I think that will lead to a very large number of questions about why it worked 
before and now it doesn’t when doing a clean install. 
And additionally, if developing in a new install and deploying to an old 
install, you would get different behavior. Adding to more confusion. 

James Coder

> On Sep 26, 2019, at 6:41 AM, Ash Berlin-Taylor <a...@apache.org> wrote:
> 
> I'm wondering if there is some way we can do this so that new installs will 
> pick up the new default, but anyone that carries over an Airflow.cfg from an 
> old install will keep their existing behaviour.
> 
> And then also is that a good/helpful idea or will that be more confusing than 
> not?
> 
> -a
> 
>> On 26 Sep 2019, at 11:40, Kaxil Naik <kaxiln...@gmail.com> wrote:
>> 
>> I definitely agree. If we don't update it in 2.0 it is going to be hard to
>> change that in any 2.x versions
>> 
>> On Thu, Sep 26, 2019 at 10:51 AM James Meickle
>> <jmeic...@quantopian.com.invalid> wrote:
>> 
>>> I am *strongly* in favor of using the 2.0 update to break compat here,
>>> because this is a very confusing feature to most new users of Airflow, but
>>> also will break a _lot_ of DAGs.
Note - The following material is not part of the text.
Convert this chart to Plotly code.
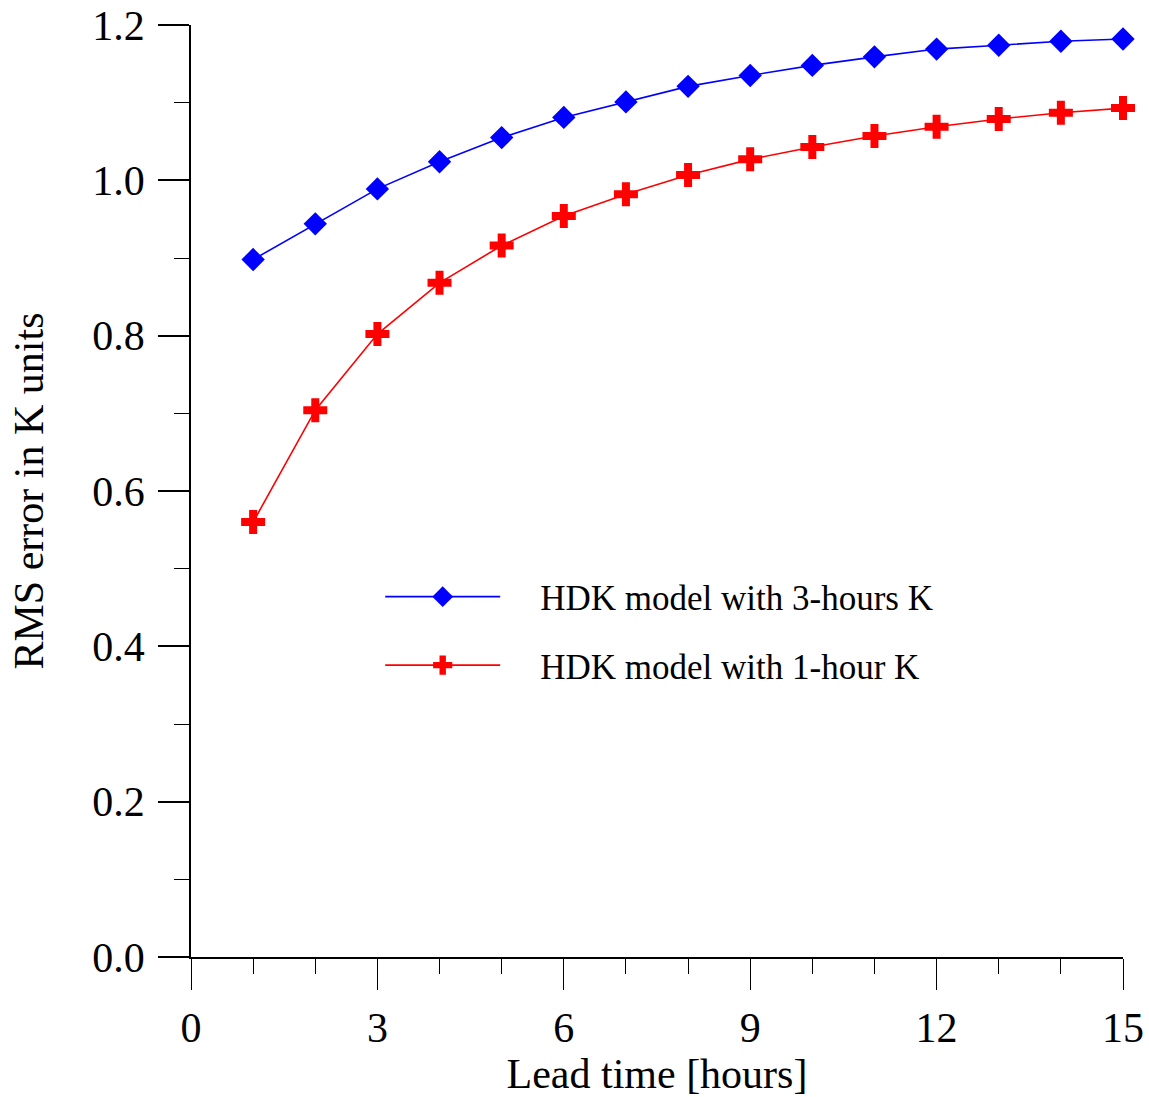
import plotly.graph_objects as go

lead_time = list(range(1, 16))
rms_3h = [0.898, 0.944, 0.989, 1.024, 1.055, 1.081, 1.101, 1.121, 1.135,
          1.148, 1.159, 1.169, 1.174, 1.179, 1.182]
rms_1h = [0.560, 0.704, 0.802, 0.868, 0.916, 0.954, 0.982, 1.007, 1.027,
          1.043, 1.057, 1.069, 1.079, 1.087, 1.093]
names = ["HDK model with 3-hours K", "HDK model with 1-hour K"]

FONT = "Liberation Serif, Times New Roman, serif"
PAD = "\u00a0" * 4

fig = go.Figure()
fig.add_trace(go.Scatter(x=lead_time, y=rms_3h, mode="lines+markers", name=PAD + names[0],
                         legendgroup="a", cliponaxis=False,
                         line=dict(color="#0000FF", width=1.6),
                         marker=dict(symbol="diamond", size=18, color="#0000FF", line=dict(width=0))))
fig.add_trace(go.Scatter(x=lead_time, y=rms_1h, mode="lines+markers", name=PAD + names[1],
                         legendgroup="b", cliponaxis=False,
                         line=dict(color="#FF0000", width=1.6),
                         marker=dict(symbol="cross", size=20, color="#FF0000", line=dict(width=0))))

fig.update_layout(
    width=1149, height=1097,
    margin=dict(l=191, r=26, t=25, b=140),
    paper_bgcolor="white", plot_bgcolor="white",
    font=dict(family=FONT, size=42, color="black"),
    showlegend=True,
    legend=dict(x=0.203, y=0.418, xanchor="left", yanchor="top",
                font=dict(family=FONT, size=35, color="black"),
                bgcolor="rgba(0,0,0,0)", itemwidth=115,
                traceorder="grouped", tracegroupgap=20),
    xaxis=dict(range=[0, 15], tickvals=[0, 3, 6, 9, 12, 15], ticks="outside", ticklen=31,
               tickwidth=1.2, tickcolor="black", showline=True, linecolor="black", linewidth=1.6,
               showgrid=False, zeroline=False, ticklabelstandoff=2, automargin=False,
               minor=dict(dtick=1, ticks="outside", ticklen=15, tickwidth=1.2, tickcolor="black"),
               title=dict(text="Lead time [hours]", standoff=4, font=dict(size=42))),
    yaxis=dict(range=[0, 1.2], tickvals=[0, 0.2, 0.4, 0.6, 0.8, 1.0, 1.2],
               ticktext=["0.0", "0.2", "0.4", "0.6", "0.8", "1.0", "1.2"],
               ticks="outside", ticklen=31, tickwidth=1.6, tickcolor="black",
               showline=True, linecolor="black", linewidth=1.6,
               showgrid=False, zeroline=False, ticklabelstandoff=5, automargin=False,
               minor=dict(dtick=0.1, ticks="outside", ticklen=15, tickwidth=1.2, tickcolor="black"),
               title=dict(text="RMS error in K units", standoff=36, font=dict(size=42))),
)

fig.write_html("out.html")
I feel like if we don't change this in 2.0
>>> we probably won't for any 2.x either, which would be a shame.
>>> 
>>>> On Wed, Sep 25, 2019 at 8:33 PM Kaxil Naik <kaxiln...@gmail.com> wrote:
>>>> 
>>>> I agree with Dan to change the default execution at start of the
>>> interval.
>>>> 
>>>> How about adding this for 2.0 ??
>>>> 
>>>> Don't want to keep delaying this if we have a consensus already.
>>>> 
>>>> Regards,
>>>> Kaxil
>>>> 
>>>> 
>>>> On Fri, Aug 23, 2019, 15:39 Dan Davydov <ddavy...@twitter.com.invalid>
>>>> wrote:
>>>> 
>>>>> What are people's feelings on changing the default execution to
>>> schedule
>>>>> interval start and communicating this to existing users in the Updating
>>>>> notes so that they can preserve the old behavior? Could potentially
>>> cause
>>>>> headaches for users who don't read the notes but I think it might make
>>>>> sense to bite the bullet at some point for more intuitive behavior
>>>> overall
>>>>> for new users.
>>>>> 
>>>>> On Fri, Aug 23, 2019 at 10:29 AM Dan Davydov <ddavy...@twitter.com>
>>>> wrote:
>>>>> 
>>>>>> I am for this change, since I feel like in general the start of the
>>>>>> interval is more intuitive (I have been working on Airflow for 3
>>> years
>>>>> and
>>>>>> this still trips me up). That being said I'm not sure how I feel
>>> about
>>>>>> allowing customization at DAG level instead of cluster level as it
>>>> makes
>>>>> it
>>>>>> harder to make assumptions about DAGs on the cluster for ops, though
>>>>> maybe
>>>>>> this isn't a huge deal given there are tools available that show you
>>>> why
>>>>>> tasks aren't running.
>>>>>> 
>>>>>> I agree with Bole that we should communicate recommended migration
>>>>>> strategies if they can't be done automatically.
>>>>>> 
>>>>>> I don't think I'm a fan for arbitrary customization of the interval
>>>> via a
>>>>>> callback, my feeling is this would not provide significant value and
>>>>> could
>>>>>> be an ops nightmare.
>>>>>> 
>>>>>> On Fri, Aug 23, 2019 at 9:11 AM Jarek Potiuk <
>>> jarek.pot...@polidea.com
>>>>> 
>>>>>> wrote:
>>>>>> 
>>>>>>> DST: I recall problems with DST especially when the hour goes back
>>> and
>>>>> the
>>>>>>> daily schedule time technically occurs twice the same day or does
>>> not
>>>>>>> occur
>>>>>>> at all. We have some code that chooses arbitrary the first occurence
>>>> in
>>>>>>> the
>>>>>>> latter case (there was a problem that it worked differently python
>>> 3.6
>>>>> vs
>>>>>>> 3.5 (!). But also the case when we move forward is an interesting
>>>> one. I
>>>>>>> am
>>>>>>> not 100% it will work correctly after changing the scheduling
>>>> mechanisms
>>>>>>> but it's rather easy to test and there is no harm adding it.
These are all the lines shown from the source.